This book offers readers a thorough and rigorous introduction to nonlinear model predictive control (NMPC) for discrete-time and sampled-data systems. NMPC schemes with and without stabilizing terminal constraints are detailed, and intuitive examples illustrate the performance of different NMPC variants. NMPC is interpreted as an approximation of infinite-horizon optimal control so that important properties like closed-loop stability, inverse optimality and suboptimality can be derived in a uniform manner. These results are complemented by discussions of feasibility and robustness. An introduction to nonlinear optimal control algorithms yields essential insights into how the nonlinear optimization routine—the core of any nonlinear model predictive controller—works. Accompanying software in MATLAB® and C++ (downloadable from extras.springer.com/), together with an explanatory appendix in the book itself, enables readers to perform computer experiments exploring the possibilities and limitations of NMPC.

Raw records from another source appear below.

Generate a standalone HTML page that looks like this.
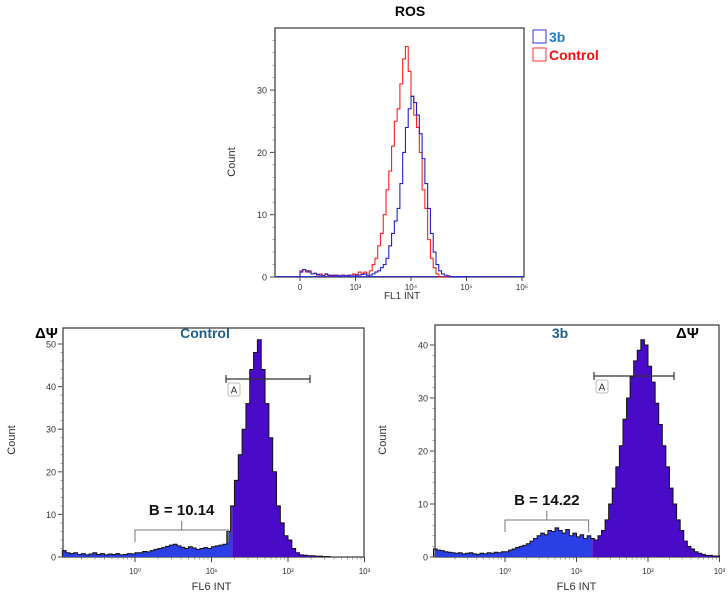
<!DOCTYPE html>
<html><head><meta charset="utf-8"><style>
body{margin:0;background:#fff;}
svg{display:block;font-family:"Liberation Sans",sans-serif;}
</style></head><body>
<svg id="s" width="728" height="596" viewBox="0 0 728 596">
<text x="410" y="16" font-size="14" font-weight="bold" text-anchor="middle">ROS</text>
<g>
<rect x="533" y="30" width="13" height="13" fill="none" stroke="#3333dd"/>
<text x="549" y="42" font-size="14" font-weight="bold" fill="#1a7fc8">3b</text>
<rect x="533" y="48" width="13" height="13" fill="none" stroke="#ff3333"/>
<text x="549" y="60" font-size="14" font-weight="bold" fill="#ee1111">Control</text>
</g>
<text x="35" y="338" font-size="15" font-weight="bold">ΔΨ</text>
<text x="205" y="338" font-size="14" font-weight="bold" fill="#1f5f8b" text-anchor="middle">Control</text>
<text x="560" y="338" font-size="14" font-weight="bold" fill="#1f5f8b" text-anchor="middle">3b</text>
<text x="676" y="338" font-size="15" font-weight="bold">ΔΨ</text>
</svg>
<script>
// ROS histogram (x = log10 intensity, starting 2.0 at "0" label, step 0.05)
const rosStart = 2.0, rosStep = 0.05;
const rosControl = [1,1.2,0.8,1,0.5,0.6,0.3,0.5,0.2,0.4,0.2,0.3,0.2,0.3,0.2,0.3,0.2,0.3,0.3,0.5,0.4,0.8,0.6,0.8,
  0.5,1,2,3,5,7,10,14,17,21,25,27,31,35,37,33,29,26,24,20,14,11,6,3,1.5,0.5,0,
  0,0,0,0,0,0,0,0,0];
const ros3b = [0.8,1.2,1,0.8,0.5,0.6,0.4,0.3,0.2,0.5,0.3,0.2,0.3,0.2,0.2,0.3,0.2,0.2,0.3,0.3,0.2,0.3,0.4,0.5,
  0.2,0.3,0.5,0.8,1,1.5,2,3,5,7,9,11,15,20,24,27,29,28,26,23,19,15,11,7,4,2,1,0.5,0.3,0.2,
  0,0,0,0,0,0];
const rosYTicks = [0,10,20,30];
const rosXTicks = ["0","10³","10⁴","10⁵","10⁶"];
// Mitochondrial potential histograms (log10 FL6, step 0.05)
const ctlStart = -0.95, ctlStep = 0.05;
const ctlCounts = [1.5,1,0.8,1,0.6,0.8,0.5,0.7,1,0.6,0.8,0.5,0.7,0.6,0.8,0.5,0.6,0.8,0.7,1,1,1.3,1.2,1.5,1.8,2,2.2,2.5,2.8,3,2.6,2.3,2,2.4,2.1,1.8,2,2.2,2,2.4,2.6,2.8,3,6,12,18,24,30,36,44,48,51,44,36,28,20,12,8,5,4,2,1,0.5,0.4,0.3,0.3,0.2,0.2,0.1,0.1];
const ctlYTicks = [0,10,20,30,40,50];
const b3Start = -1.0, b3Step = 0.05;
const b3Counts = [1.5,1.3,1.2,1,0.9,0.8,0.7,0.8,0.6,0.7,0.8,0.6,0.5,0.7,0.6,0.8,0.7,0.9,0.8,1,
  1,1.3,1.5,1.8,2,2.2,2.5,3,3.5,4,4.5,4.2,5,4.8,5.5,5,4.5,5.2,4,4.5,
  3.8,4.2,3.5,4,3.5,3.2,4,5,7,10,13,17,21,26,30,34,37,39,41,40,
  36,33,29,25,21,17,13,10,7,5,3,2,1.5,1,0.7,0.5,0.3,0.3,0.2,0.2];
const b3YTicks = [0,10,20,30,40];
const fl6XTicks = ["10⁰","10¹","10²","10³"];
const gateB = [10.14, 14.22];

const svg = document.getElementById('s');
const NS = 'http://www.w3.org/2000/svg';
function mk(tag, attrs, parent){const e=document.createElementNS(NS,tag);for(const k in attrs)e.setAttribute(k,attrs[k]);(parent||svg).appendChild(e);return e;}

// ---------- ROS panel ----------
const R = {l:275,r:524,t:28,b:277};
const rx = d => 300 + (d-2)*55.5;
const ry = v => R.b - v*6.23;
const rosG = mk('g',{});


const rf = mk('rect',{x:R.l,y:R.t,width:R.r-R.l,height:R.b-R.t,fill:'none',stroke:'#444','stroke-width':1.3},rosG);


rosYTicks.forEach(v=>{
  mk('line',{x1:R.l-5,x2:R.l,y1:ry(v),y2:ry(v),stroke:'#444'},rosG);
  const t=mk('text',{x:R.l-8,y:ry(v)+3.5,'font-size':9,'text-anchor':'end',fill:'#333'},rosG);t.textContent=v;
  
  
});
for(let v=0;v<=38;v+=2){mk('line',{x1:R.l-2.5,x2:R.l,y1:ry(v),y2:ry(v),stroke:'#666','stroke-width':0.6},rosG);}
rosXTicks.forEach((lab,i)=>{
  const x=rx(2+i);
  mk('line',{x1:x,x2:x,y1:R.b,y2:R.b+4,stroke:'#444'},rosG);
  const t=mk('text',{x:x,y:R.b+13,'font-size':8,'text-anchor':'middle',fill:'#333'},rosG);t.textContent=lab;
  
  
});
const ryl=mk('text',{x:235,y:162,'font-size':11,'text-anchor':'middle',fill:'#333',transform:'rotate(-90 235 162)'},rosG);ryl.textContent='Count';


const rxl=mk('text',{x:402,y:299,'font-size':10,'text-anchor':'middle',fill:'#333'},rosG);rxl.textContent='FL1 INT';


function stepPath(arr,start,step,fx,fy,base){
  let d='M'+fx(start)+','+base;
  arr.forEach((v,i)=>{const x0=fx(start+i*step),x1=fx(start+(i+1)*step);d+=' L'+x0+','+fy(v)+' L'+x1+','+fy(v);});
  return d+' L'+fx(start+arr.length*step)+','+base;
}
mk('line',{x1:R.l,x2:R.r,y1:R.b-0.5,y2:R.b-0.5,stroke:'#3333dd'},rosG);
const rc=mk('path',{d:stepPath(rosControl,rosStart,rosStep,rx,ry,R.b),fill:'none',stroke:'#ff2020','stroke-width':1.1},rosG);


const rb=mk('path',{d:stepPath(ros3b,rosStart,rosStep,rx,ry,R.b),fill:'none',stroke:'#2222cc','stroke-width':1.1},rosG);



// ---------- FL6 panels ----------
function panel(cfg){
  const g=mk('g',{});
  
  
  const fx=v=>cfg.x0+v*cfg.dec, fy=v=>cfg.b - v*cfg.unit;
  const f=mk('rect',{x:cfg.l,y:cfg.t,width:cfg.r-cfg.l,height:cfg.b-cfg.t,fill:'none',stroke:'#444','stroke-width':1.3},g);
  
  
  const gate=cfg.gateLog;
  const clip=mk('clipPath',{id:cfg.name+'-c1'},g);mk('rect',{x:cfg.l,y:cfg.t,width:fx(gate)-cfg.l,height:cfg.b-cfg.t},clip);
  const clip2=mk('clipPath',{id:cfg.name+'-c2'},g);mk('rect',{x:fx(gate),y:cfg.t,width:cfg.r-fx(gate),height:cfg.b-cfg.t},clip2);
  const d=stepPath(cfg.counts,cfg.start,cfg.step,fx,fy,cfg.b);
  const a1=mk('path',{d:d,fill:'#2b3fe6','clip-path':'url(#'+cfg.name+'-c1)'},g);
  
  
  const a2=mk('path',{d:d,fill:'#4a0bc8','clip-path':'url(#'+cfg.name+'-c2)'},g);
  
  
  const o=mk('path',{d:d,fill:'none',stroke:'#111','stroke-width':1},g);
  
  
  cfg.yt.forEach(v=>{
    mk('line',{x1:cfg.l-5,x2:cfg.l,y1:fy(v),y2:fy(v),stroke:'#444'},g);
    const t=mk('text',{x:cfg.l-7,y:fy(v)+3.5,'font-size':9,'text-anchor':'end',fill:'#333'},g);t.textContent=v;
    
    
  });
  for(let v=0;v<=cfg.yt[cfg.yt.length-1];v+=2)mk('line',{x1:cfg.l-2.5,x2:cfg.l,y1:fy(v),y2:fy(v),stroke:'#666','stroke-width':0.6},g);
  fl6XTicks.forEach((lab,i)=>{
    const x=fx(i);
    mk('line',{x1:x,x2:x,y1:cfg.b,y2:cfg.b+5,stroke:'#444'},g);
    for(let k=2;k<10&&i<3;k++){const xm=fx(i+Math.log10(k));mk('line',{x1:xm,x2:xm,y1:cfg.b,y2:cfg.b+2.5,stroke:'#666','stroke-width':0.6},g);}
    const t=mk('text',{x:x,y:cfg.b+17,'font-size':8,'text-anchor':'middle',fill:'#333'},g);t.textContent=lab;
    
    
  });
  for(let k=2;k<10;k++){const xm=fx(-1+Math.log10(k));if(xm>cfg.l)mk('line',{x1:xm,x2:xm,y1:cfg.b,y2:cfg.b+2.5,stroke:'#666','stroke-width':0.6},g);}
  const yl=mk('text',{x:cfg.yl,y:440,'font-size':11,'text-anchor':'middle',fill:'#333',transform:'rotate(-90 '+cfg.yl+' 440)'},g);yl.textContent='Count';
  
  
  const xl=mk('text',{x:fx(1),y:590,'font-size':11,'text-anchor':'middle',fill:'#333'},g);xl.textContent='FL6 INT';
  
  
  const ga=mk('path',{d:`M${cfg.ax1},${cfg.ay} H${cfg.ax2} M${cfg.ax1},${cfg.ay-4} V${cfg.ay+4} M${cfg.ax2},${cfg.ay-4} V${cfg.ay+4}`,stroke:'#333','stroke-width':1.2,fill:'none'},g);
  
  
  const ab=mk('rect',{x:cfg.ax1+2,y:cfg.ay+4,width:12,height:13,rx:2,fill:'#fff',stroke:'#bbb'},g);
  
  
  const at=mk('text',{x:cfg.ax1+8,y:cfg.ay+14.5,'font-size':10,'text-anchor':'middle',fill:'#333'},g);at.textContent='A';
  
  
  const bx1=fx(0), bx2=fx(cfg.gateLog-0.05), mid=(bx1+bx2)/2;
  const gb=mk('path',{d:`M${bx1},${cfg.by+12} V${cfg.by} H${bx2} V${cfg.by+12} M${mid},${cfg.by} V${cfg.by-9}`,stroke:'#777','stroke-width':1,fill:'none'},g);
  
  
  const bt=mk('text',{x:mid,y:cfg.by-15,'font-size':15,'font-weight':'bold','text-anchor':'middle',fill:'#111'},g);bt.textContent='B = '+cfg.bval.toFixed(2);
  
  
}
panel({name:'control-panel',l:63,r:364,t:328,b:557,x0:135,dec:76.5,unit:4.26,counts:ctlCounts,start:ctlStart,step:ctlStep,yt:ctlYTicks,gateLog:1.27,yl:15,ax1:226,ax2:310,ay:379,by:530,bval:gateB[0]});
panel({name:'3b-panel',l:435,r:719,t:325,b:557,x0:505,dec:71.5,unit:5.3,counts:b3Counts,start:b3Start,step:b3Step,yt:b3YTicks,gateLog:1.22,yl:386,ax1:594,ax2:674,ay:376,by:520,bval:gateB[1]});
</script>
</body></html>
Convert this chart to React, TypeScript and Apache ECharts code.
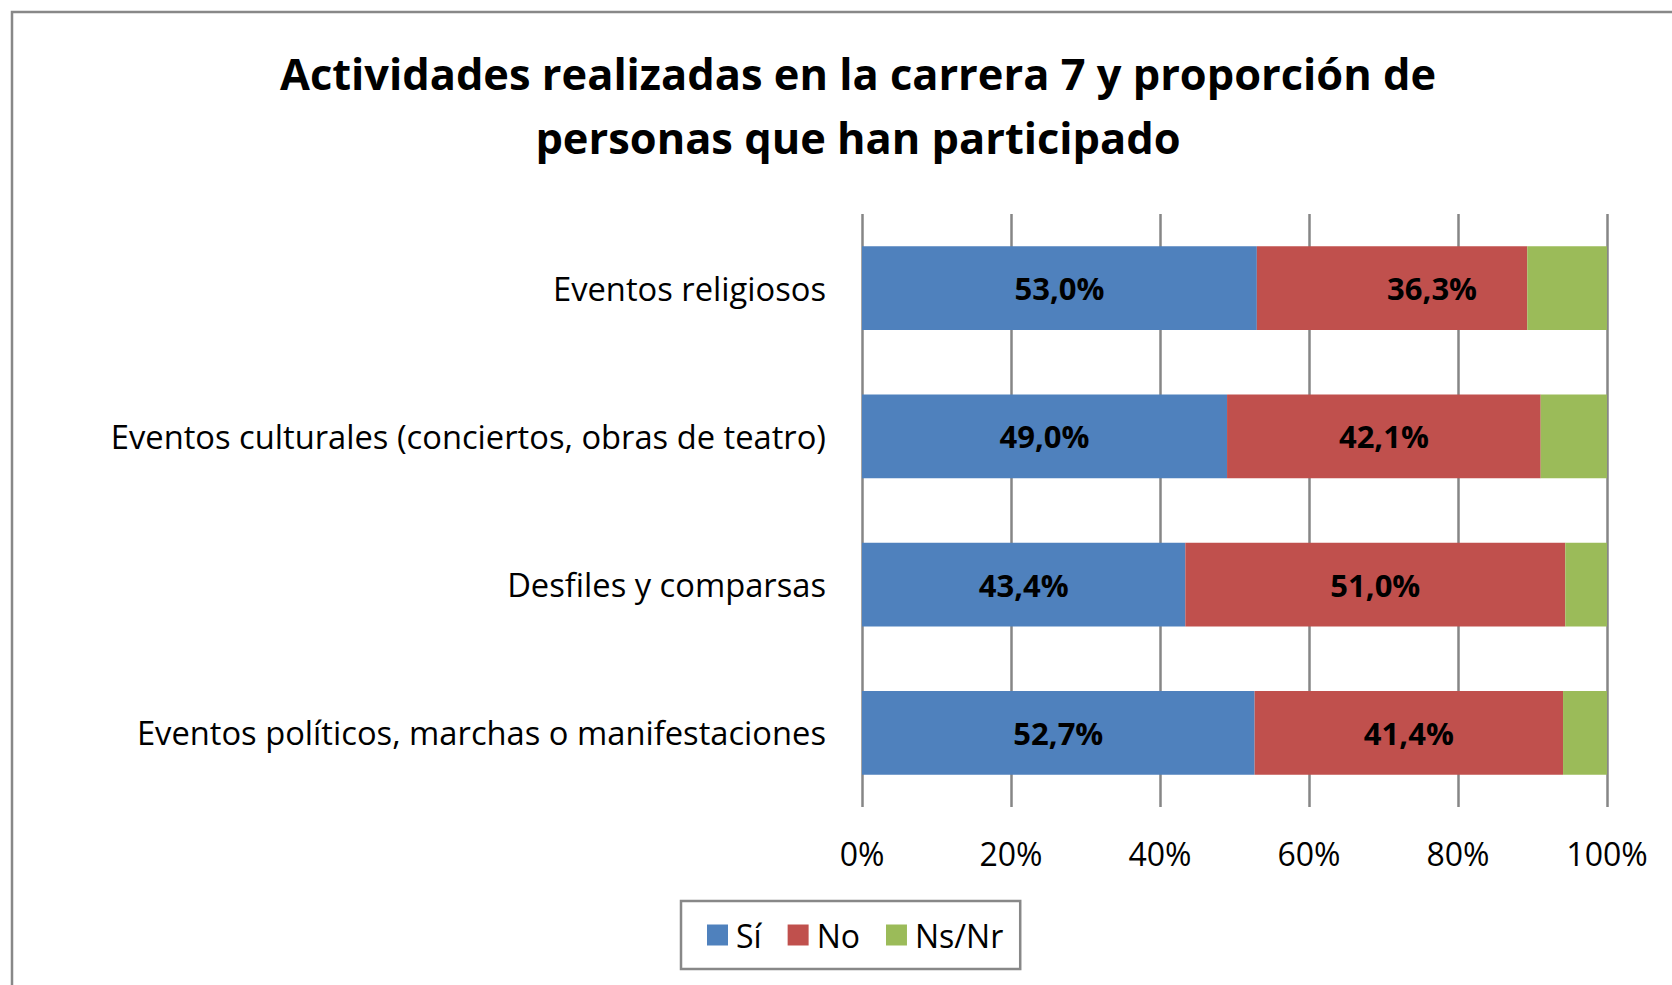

The second edition has been substantially rewritten, edited and updated to reflect the significant advances that have been made since the publication of its predecessor, including:

• a new chapter on economic NMPC relaxing the assumption that the running cost penalizes the distance to a pre-defined equilibrium;

• a new chapter on distributed NMPC discussing methods which facilitate the control of large-scale systems by splitting up the optimization into smaller subproblems;

• an extended discussion of stability and performance using approximate updates rather than full optimization;

• replacement of the pivotal sufficient condition for stability without stabilizing terminal conditions with a weaker alternative and inclusion of an alternative and much simpler proof in the analysis; and

• further variations and extensions in response to suggestions from readers of the first edition.

Though primarily aimed at academic researchers and practitioners working in control and optimization, the text is self-contained, featuring background material on infinite-horizon optimal control and Lyapunov stability theory that also makes it accessible for graduate students in control engineering and applied mathematics.